December 23, 2000 [O Brother, Where Art Thou?]

If Jeff Lebowski is “the laziest man in Los Angle-ese county, which puts him in the runnin’ for laziest worldwide,” then Everett McGill in O Brother, Where Art Thou? is his not-so-evil twin, a man in love with the sound of his own voice, the smell of his Dapper Dan, and his imagined ability to outsmart everyone.  Watching the riverside baptisms, he notes, “Hard times sure flush the chumps”--and yet he sinks to his knees and asks God to, as Emo Phillips noted a few years ago, “change the laws of the universe to suit my needs.” 
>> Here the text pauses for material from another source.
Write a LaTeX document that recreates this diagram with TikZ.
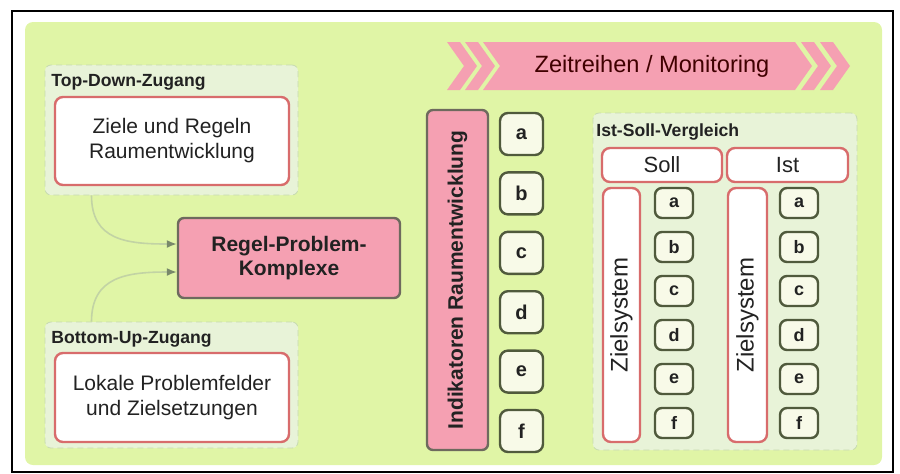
\documentclass[tikz,border=0pt]{standalone}
\usepackage{fontspec}
\setmainfont{Liberation Sans}
\usepackage{tikz}
\usetikzlibrary{arrows.meta}

\definecolor{bggreen}{HTML}{E0F5A6}
\definecolor{grpfill}{HTML}{E8F3D8}
\definecolor{grpline}{HTML}{C6DAB0}
\definecolor{boxred}{HTML}{D86C6C}
\definecolor{rose}{HTML}{F5A0B2}
\definecolor{roseline}{HTML}{6E6A5E}
\definecolor{letline}{HTML}{505A3C}
\definecolor{letfill}{HTML}{F8FAE8}
\definecolor{connline}{HTML}{C2D3A4}
\definecolor{conntip}{HTML}{78886A}
\definecolor{txt}{HTML}{222222}

\begin{document}
\begin{tikzpicture}[x=0.5pt, y=-0.5pt,
        grp/.style={draw=grpline, densely dashed, fill=grpfill, rounded corners=3pt},
        grplabel/.style={anchor=west, inner sep=0pt, text=txt, font=\fontsize{8.8}{10}\selectfont\bfseries},
        redbox/.style={draw=boxred, line width=1.2pt, fill=white, rounded corners=4pt, text=txt,
            align=center, inner sep=0pt, font=\fontsize{10.5}{12.5}\selectfont},
        rosebox/.style={draw=roseline, line width=1.2pt, fill=rose, rounded corners=3pt, text=txt,
            align=center, inner sep=0pt, font=\fontsize{10.5}{12}\selectfont\bfseries},
        letbox/.style={draw=letline, line width=1.2pt, fill=letfill, rounded corners=4pt, text=txt,
            inner sep=0pt, minimum width=21.5pt, minimum height=21pt, font=\fontsize{10}{12}\selectfont\bfseries},
        smallbox/.style={letbox, minimum width=19pt, minimum height=15pt, rounded corners=3.5pt,
            font=\fontsize{9}{10}\selectfont\bfseries},
        conn/.style={draw=connline, line width=0.8pt, -{Latex[length=5pt, width=4pt, color=conntip]}}
    ]
    \useasboundingbox (0,0) rectangle (900,473);
    \draw [black, line width=0.6pt] (12,11) rectangle (893,472);
    \fill [bggreen, rounded corners=4pt] (25,22) rectangle (882,465);

    % Zugaenge links
    \node [grp, minimum width=126.5pt, minimum height=65pt] (tdgrp) at (171.5,130) {};
    \node [grplabel] (tdlab) at (51,82) {Top-Down-Zugang};
    \node [redbox, minimum width=117pt, minimum height=44pt] (td) at (172,141)
        {Ziele und Regeln\\Raumentwicklung};

    \node [grp, minimum width=126.5pt, minimum height=63pt] (bugrp) at (171.5,385) {};
    \node [grplabel] (bulab) at (51,339) {Bottom-Up-Zugang};
    \node [redbox, minimum width=117pt, minimum height=44.5pt] (bu) at (172,397.5)
        {Lokale Problemfelder\\und Zielsetzungen};

    \node [rosebox, minimum width=111pt, minimum height=40pt] (rp) at (289,258)
        {Regel-Problem-\\Komplexe};

    \draw [conn] ([xshift=-40pt]tdgrp.south) .. controls +(0,45) and +(-50,0) .. ([yshift=7pt]rp.west);
    \draw [conn] ([xshift=-40pt]bugrp.north) .. controls +(0,-45) and +(-50,0) .. ([yshift=-7pt]rp.west);

    % Zeitreihen
    \foreach \x in {447,465,801,820} {
        \fill [rose] (\x,42) -- ++(13,0) -- ++(17,24) -- ++(-17,24) -- ++(-13,0) -- ++(17,-24) -- cycle;
    }
    \fill [rose] (483,42) -- (795,42) -- (812,66) -- (795,90) -- (483,90) -- (500,66) -- cycle;
    \node [text=black!75!red, font=\fontsize{11.8}{14}\selectfont] (zeit) at (652,66) {Zeitreihen / Monitoring};

    % Indikatoren
    \node [rosebox, rotate=90, minimum width=170pt, minimum height=30.5pt] (ind) at (457.5,280)
        {Indikatoren Raumentwicklung};
    \foreach \l [count=\i from 0] in {a,b,c,d,e,f} {
        \node [letbox] (ind\l) at (521.5,{134+59.4*\i}) {\l};
    }

    % Ist-Soll-Vergleich
    \node [grp, minimum width=132pt, minimum height=168.5pt] (isgrp) at (725,281.5) {};
    \node [grplabel] (islab) at (596,132) {Ist-Soll-Vergleich};
    \node [redbox, minimum width=60pt, minimum height=17pt, font=\fontsize{11}{13}\selectfont] (soll) at (662,165) {Soll};
    \node [redbox, minimum width=60.5pt, minimum height=17pt, font=\fontsize{11}{13}\selectfont] (ist) at (787.5,165) {Ist};
    \node [redbox, rotate=90, minimum width=127pt, minimum height=18.5pt, font=\fontsize{12}{14}\selectfont]
        (zsoll) at (621.5,315) {Zielsystem};
    \node [redbox, rotate=90, minimum width=127pt, minimum height=19.5pt, font=\fontsize{12}{14}\selectfont]
        (zist) at (747.5,315) {Zielsystem};
    \foreach \l [count=\i from 0] in {a,b,c,d,e,f} {
        \node [smallbox] (soll\l) at (674,{203+44*\i}) {\l};
        \node [smallbox] (ist\l) at (799,{203+44*\i}) {\l};
    }
\end{tikzpicture}
\end{document}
But it doesn’t matter who flooded the valley--and it doesn’t matter whether those Sy-reens could love up anybody and turn them into horny-toads, or even whether there’s any treasure to seek or not to seek: In the end, McGill reveals there is something he loves more than himself: his wife and children, for whom he seeks his bona fides.  So whether he’s Odysseus or simply a sap who thinks he’s as good-looking as George Clooney, McGill manages, like so many Coen heroes before him, to fall into a dream despite his objections, a place as full of cockeyed promise as “H.I.”’s Utah in Raising Arizona or the peppy loyalty of Norville’s Muncie Girl in The Hudsucker Proxy--even Marge Gunderson’s imaginary Fargo. 

The big difference, of course, is all the singing: O Brother, Where Art Thou?  rescues the musical, almost makes me wish everyone would stop talking and break out into another song--except of course when they do talk it’s all eminently quotable, Coen-speak whose mock-Epic proclamations finally make sense here in this backwoods Odyssey, where the Hero’s Hair needs constant attention and danger lurks in Woolworth’s.

I’ve stopped caring whether the Coens are making movies or movies-about-movies.  This picture shows me they’re doing both--or better yet: post-modernizing irony so thoroughly it’s no longer irony, just charm and wit and great tunes, plus a happy ending.